After more than two months in the hospital, Lance Cpl. Tim Donley, 20, is looking forward to his new quarters.
A two-bedroom suite at Walter Reed National Military Medical Center will be his home for at least a year, as he recuperates from an roadside bomb that cost him multiple limbs. Helping him recuperate is his mother Kathryn Donley, who will live with him on campus.
“He’s not in danger of dying,” she said. “His wounds are healing. But that is so just the beginning. The whole purpose of putting him in a suite like this is to encourage his independence and help him relearn how to live. And also to keep him safe.”
Wounded warriors like Donley soon will have a new home in Bethesda.
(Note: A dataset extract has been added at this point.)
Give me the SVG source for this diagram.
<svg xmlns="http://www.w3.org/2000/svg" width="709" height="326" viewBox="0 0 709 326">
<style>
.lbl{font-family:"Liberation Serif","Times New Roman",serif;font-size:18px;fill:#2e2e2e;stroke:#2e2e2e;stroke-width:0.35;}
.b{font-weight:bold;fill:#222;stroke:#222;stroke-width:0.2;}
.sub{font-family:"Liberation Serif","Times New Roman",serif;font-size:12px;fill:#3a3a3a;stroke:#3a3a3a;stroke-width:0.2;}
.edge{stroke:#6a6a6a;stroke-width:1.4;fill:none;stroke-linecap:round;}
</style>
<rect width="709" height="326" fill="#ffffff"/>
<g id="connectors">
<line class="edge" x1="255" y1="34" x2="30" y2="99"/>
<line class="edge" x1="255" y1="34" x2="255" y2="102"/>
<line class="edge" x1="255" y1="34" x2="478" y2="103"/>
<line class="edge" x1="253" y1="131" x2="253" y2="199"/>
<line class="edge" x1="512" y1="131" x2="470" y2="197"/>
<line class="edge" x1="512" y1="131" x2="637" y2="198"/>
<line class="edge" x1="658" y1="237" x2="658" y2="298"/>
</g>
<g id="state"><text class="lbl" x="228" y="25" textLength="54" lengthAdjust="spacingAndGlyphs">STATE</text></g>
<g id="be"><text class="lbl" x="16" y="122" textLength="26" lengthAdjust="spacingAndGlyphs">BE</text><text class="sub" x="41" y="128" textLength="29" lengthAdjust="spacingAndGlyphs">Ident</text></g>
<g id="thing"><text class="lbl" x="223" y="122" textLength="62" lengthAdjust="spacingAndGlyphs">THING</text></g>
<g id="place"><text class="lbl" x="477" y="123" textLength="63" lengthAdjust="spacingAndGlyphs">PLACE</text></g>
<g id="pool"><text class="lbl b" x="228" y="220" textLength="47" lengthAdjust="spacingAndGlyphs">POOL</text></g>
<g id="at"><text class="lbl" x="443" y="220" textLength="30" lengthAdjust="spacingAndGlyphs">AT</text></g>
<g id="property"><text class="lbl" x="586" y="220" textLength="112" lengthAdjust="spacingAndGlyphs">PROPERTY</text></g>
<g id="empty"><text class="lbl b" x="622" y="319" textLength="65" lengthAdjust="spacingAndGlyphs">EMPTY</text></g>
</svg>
The $62 million federal project will transform a surface parking lot and World War II-era building into a 470-space parking garage and 200-bed transitional housing facility. The 4.6 acres is located on the north side of campus along Taylor Road, near the fitness center, dining facility and main hospital.
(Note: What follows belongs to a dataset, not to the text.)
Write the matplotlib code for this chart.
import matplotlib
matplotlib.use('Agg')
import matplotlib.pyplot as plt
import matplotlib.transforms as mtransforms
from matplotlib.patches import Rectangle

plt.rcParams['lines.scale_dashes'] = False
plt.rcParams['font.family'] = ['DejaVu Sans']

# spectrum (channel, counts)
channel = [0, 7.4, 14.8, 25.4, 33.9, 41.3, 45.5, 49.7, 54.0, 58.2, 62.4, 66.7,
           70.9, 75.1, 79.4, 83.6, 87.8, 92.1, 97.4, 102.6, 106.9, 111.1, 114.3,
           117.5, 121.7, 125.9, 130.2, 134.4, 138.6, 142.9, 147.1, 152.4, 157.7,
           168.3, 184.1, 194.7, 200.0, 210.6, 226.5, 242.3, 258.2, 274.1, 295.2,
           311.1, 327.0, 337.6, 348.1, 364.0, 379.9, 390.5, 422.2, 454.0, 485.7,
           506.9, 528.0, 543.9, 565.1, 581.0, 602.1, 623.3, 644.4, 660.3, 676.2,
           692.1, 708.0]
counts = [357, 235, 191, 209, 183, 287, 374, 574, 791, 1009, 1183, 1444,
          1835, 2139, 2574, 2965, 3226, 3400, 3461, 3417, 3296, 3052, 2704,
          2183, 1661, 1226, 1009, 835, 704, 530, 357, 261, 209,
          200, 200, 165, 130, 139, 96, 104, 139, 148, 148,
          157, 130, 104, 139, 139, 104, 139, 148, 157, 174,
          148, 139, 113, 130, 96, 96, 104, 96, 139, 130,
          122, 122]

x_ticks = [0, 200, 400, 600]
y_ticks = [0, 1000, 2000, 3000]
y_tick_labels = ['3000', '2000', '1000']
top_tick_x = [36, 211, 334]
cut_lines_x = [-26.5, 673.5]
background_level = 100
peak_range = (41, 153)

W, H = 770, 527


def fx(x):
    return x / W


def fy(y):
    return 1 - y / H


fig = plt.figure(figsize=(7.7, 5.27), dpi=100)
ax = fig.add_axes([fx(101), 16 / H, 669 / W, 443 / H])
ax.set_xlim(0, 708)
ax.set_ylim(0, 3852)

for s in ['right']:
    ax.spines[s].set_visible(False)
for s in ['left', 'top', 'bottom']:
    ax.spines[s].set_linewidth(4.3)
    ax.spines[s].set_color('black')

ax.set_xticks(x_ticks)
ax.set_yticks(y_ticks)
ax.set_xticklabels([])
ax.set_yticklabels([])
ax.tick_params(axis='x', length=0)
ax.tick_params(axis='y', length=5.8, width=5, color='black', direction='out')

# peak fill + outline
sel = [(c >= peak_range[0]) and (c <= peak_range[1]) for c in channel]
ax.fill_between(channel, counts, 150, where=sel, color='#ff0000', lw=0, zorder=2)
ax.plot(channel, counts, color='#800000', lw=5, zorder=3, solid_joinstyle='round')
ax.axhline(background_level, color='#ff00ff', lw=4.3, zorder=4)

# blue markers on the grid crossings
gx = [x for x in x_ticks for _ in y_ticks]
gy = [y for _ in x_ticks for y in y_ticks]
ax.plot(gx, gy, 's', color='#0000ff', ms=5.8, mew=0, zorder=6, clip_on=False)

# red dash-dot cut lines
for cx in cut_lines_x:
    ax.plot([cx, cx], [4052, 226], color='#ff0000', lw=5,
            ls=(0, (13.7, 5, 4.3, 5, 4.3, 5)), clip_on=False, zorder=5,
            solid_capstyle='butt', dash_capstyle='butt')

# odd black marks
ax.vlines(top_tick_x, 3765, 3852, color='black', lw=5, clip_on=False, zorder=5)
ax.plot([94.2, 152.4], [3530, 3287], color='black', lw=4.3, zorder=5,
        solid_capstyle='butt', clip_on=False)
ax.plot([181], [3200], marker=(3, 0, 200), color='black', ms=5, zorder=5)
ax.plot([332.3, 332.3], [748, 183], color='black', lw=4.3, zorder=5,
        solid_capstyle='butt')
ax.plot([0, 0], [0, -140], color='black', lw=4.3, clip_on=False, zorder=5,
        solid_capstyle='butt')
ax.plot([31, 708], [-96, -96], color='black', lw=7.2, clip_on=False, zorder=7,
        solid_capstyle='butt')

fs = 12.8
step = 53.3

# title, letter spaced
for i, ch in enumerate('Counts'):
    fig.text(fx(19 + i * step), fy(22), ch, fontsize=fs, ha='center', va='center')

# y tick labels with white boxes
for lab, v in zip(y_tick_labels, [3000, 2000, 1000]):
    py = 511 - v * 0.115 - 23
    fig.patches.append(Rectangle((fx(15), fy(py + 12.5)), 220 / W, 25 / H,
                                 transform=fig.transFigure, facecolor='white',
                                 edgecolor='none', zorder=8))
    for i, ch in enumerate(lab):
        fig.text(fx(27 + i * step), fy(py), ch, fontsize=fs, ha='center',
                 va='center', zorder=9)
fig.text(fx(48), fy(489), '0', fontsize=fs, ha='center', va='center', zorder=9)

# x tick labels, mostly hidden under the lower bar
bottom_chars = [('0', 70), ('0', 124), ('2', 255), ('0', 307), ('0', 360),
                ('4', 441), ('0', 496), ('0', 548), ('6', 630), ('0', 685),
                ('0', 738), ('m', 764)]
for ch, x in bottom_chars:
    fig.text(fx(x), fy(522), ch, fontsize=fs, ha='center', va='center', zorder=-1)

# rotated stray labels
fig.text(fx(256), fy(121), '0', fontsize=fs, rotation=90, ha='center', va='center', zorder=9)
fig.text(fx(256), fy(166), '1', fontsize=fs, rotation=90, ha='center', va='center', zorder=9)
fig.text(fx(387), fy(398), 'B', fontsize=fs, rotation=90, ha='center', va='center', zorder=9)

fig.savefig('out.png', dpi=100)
Severely injured patients generally are housed in Building 62, which includes 153 two-bedroom suites that each feature their own washer and dryer and kitchenette.
The new Sanctuary Hall will encourage veterans to leave their room and work together. Washers and dryers and kitchenettes will be located in common areas, said Lt. Christopher Hurt, construction manager for Naval Facilities Engineering Command, Washington.
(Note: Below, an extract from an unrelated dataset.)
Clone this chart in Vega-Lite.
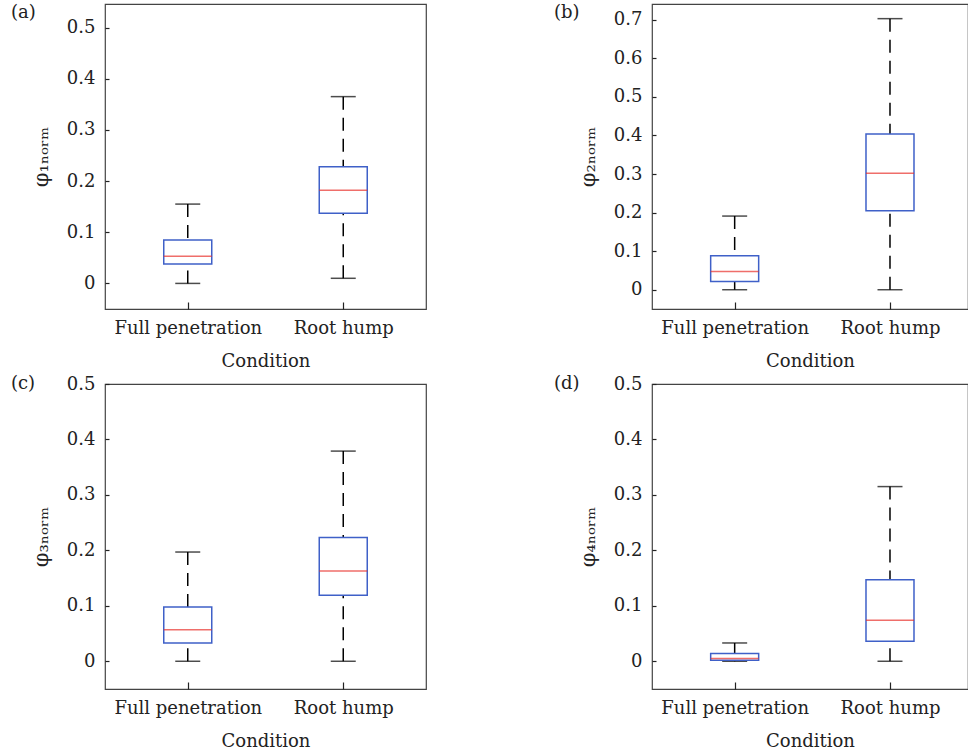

A great room will feature a café and seating, while the four-story roof will be outfitted with plants, seating and walking paths. The exterior will include a playground, barbecue station and scenic overlook by Stoney Creek, a tributary of Rock Creek.
The project was approved Thursday by the National Capital Planning Commission in Washington, D.C. It was first envisioned in the medial center’s 2008 Master Plan, which provides a blueprint for future growth.
Groundbreaking is slated for the last week in May. Construction on the parking garage and lodge will be simultaneous. The garage should be complete in 15 months, while the lodge is scheduled to debut in February 2014.
“It’s similar populations, but Sanctuary Hall is designed for people who are closer to discharge from the hospital,” Hurt said.
Rooms will be Americans with Disabilities Act accessible, with furniture, closets and other features designed for people in wheelchairs or on crutches.
“Then we’re planning some other rooms for people that are quadruple amputees, where even hitting just a light switch is difficult,” he said.
To offset energy use at Sanctuary Hall, the parking garage roof will be outfitted with a photovoltaic system, and the entire project will be designed to achieve the U.S. Green Building Council’s Leadership in Energy and Environmental Design Silver rating.
Hurt said construction will take place from 7 a.m. to 7 p.m. Monday through Friday, and delivery routes will minimize traffic impacts.